- Music
- 12 Feb 02
Let's Get Worse
Setting its cap firmly in the camp of mid-’80s widescreen indie it has a self-assurance, and gentle surety of tone that, really, should only appear a few more records down the line.
Let’s Get Worse (despite the crap title) is, in its own peculiar little way, as good a debut album to emerge from the North as anything since The Undertones.
Setting its cap firmly in the camp of mid-’80s widescreen indie (at times it sounds unerringly like a lost Martin Hannett gem), it has a self-assurance, and gentle surety of tone that, really, should only appear a few more records down the line.

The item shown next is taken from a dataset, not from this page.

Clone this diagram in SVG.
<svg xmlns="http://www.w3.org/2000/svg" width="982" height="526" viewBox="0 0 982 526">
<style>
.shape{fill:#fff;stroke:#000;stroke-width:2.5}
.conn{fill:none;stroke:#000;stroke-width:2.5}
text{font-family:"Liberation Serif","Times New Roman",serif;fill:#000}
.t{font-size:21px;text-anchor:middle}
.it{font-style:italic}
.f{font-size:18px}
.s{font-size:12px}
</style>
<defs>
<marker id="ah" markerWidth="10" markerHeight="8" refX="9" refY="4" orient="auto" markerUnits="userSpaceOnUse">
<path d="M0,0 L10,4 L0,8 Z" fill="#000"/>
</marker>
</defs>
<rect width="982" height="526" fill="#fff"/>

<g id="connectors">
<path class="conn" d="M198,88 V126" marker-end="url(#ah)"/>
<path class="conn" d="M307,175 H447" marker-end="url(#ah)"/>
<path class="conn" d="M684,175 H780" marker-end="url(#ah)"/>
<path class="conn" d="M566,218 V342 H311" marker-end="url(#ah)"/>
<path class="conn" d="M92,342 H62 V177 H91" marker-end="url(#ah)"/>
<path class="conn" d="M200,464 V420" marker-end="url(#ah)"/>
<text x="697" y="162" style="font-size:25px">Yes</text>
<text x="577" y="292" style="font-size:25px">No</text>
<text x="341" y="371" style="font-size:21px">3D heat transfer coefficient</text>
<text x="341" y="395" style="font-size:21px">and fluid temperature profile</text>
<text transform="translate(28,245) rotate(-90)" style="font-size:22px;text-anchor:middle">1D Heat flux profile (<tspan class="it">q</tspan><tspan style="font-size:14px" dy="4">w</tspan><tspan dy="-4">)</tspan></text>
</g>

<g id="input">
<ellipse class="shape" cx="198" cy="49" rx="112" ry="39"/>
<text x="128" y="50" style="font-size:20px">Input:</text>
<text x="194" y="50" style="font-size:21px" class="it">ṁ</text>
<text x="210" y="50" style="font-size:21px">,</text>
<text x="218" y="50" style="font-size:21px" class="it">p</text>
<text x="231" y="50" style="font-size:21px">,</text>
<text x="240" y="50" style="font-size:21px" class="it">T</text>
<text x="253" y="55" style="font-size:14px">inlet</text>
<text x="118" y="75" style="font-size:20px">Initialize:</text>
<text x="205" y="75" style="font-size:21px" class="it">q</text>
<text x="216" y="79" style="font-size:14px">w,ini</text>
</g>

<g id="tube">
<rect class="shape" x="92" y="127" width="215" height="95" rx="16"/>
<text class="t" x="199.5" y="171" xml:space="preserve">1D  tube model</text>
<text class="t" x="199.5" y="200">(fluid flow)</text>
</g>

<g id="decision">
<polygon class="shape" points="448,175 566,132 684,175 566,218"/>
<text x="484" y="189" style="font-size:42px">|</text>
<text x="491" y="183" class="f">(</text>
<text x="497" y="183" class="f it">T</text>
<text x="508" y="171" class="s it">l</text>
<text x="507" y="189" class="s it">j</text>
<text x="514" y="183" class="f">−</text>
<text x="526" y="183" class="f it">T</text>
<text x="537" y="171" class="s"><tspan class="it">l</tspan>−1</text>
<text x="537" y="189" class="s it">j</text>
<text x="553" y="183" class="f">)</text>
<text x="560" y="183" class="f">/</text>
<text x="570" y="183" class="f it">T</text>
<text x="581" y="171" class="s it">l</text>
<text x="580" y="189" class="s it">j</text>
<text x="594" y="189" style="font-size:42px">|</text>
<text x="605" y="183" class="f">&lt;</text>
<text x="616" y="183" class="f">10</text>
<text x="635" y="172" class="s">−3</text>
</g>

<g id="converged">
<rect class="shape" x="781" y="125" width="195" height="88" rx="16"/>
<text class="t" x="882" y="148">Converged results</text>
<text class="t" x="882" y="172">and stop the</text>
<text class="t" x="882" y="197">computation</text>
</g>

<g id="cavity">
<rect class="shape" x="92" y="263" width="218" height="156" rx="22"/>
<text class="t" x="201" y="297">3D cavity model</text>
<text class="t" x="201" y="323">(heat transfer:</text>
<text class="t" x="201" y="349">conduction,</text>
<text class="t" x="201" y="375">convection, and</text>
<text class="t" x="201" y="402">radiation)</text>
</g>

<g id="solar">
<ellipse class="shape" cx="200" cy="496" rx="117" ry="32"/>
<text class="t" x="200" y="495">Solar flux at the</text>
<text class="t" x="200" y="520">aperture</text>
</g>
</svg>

Take ‘Florida Keys’ for example, an old favourite, but a beautiful, beautiful song that manages to make bedfellows of The Violent Femmes, Pixies and John The Baptist. Or the brooding ‘May Gold’, which has The Palace Brothers file adoption papers for John Squire – a creepy, back-porch ballad, suddenly invaded by the demented, inbred, local guitar hero who’s usually kept locked away in the woodshed.
Then there’s ‘Crown’ which, half-way through, mutates into (honestly) prime Lillywhite-era U2. Only with a Cushendun introvert singing over the top and not Bono. Not to mention ‘D.S.R’, ‘A New End’ and ‘Last Song’ – all tunes echoing with the kind of neglected classics (choppy Chronic Town-era R.E.M, the first side of Ocean Rain by The Bunnymen, New Order’s Power, Corruption and Lies) that, at this moment, seem unbelievably open for plunder.
That a trio from Belfast has managed to do this is terrific. That they’ve also managed to stamp their personality the whole way through is cause for greater delight. These Hearts are on fire.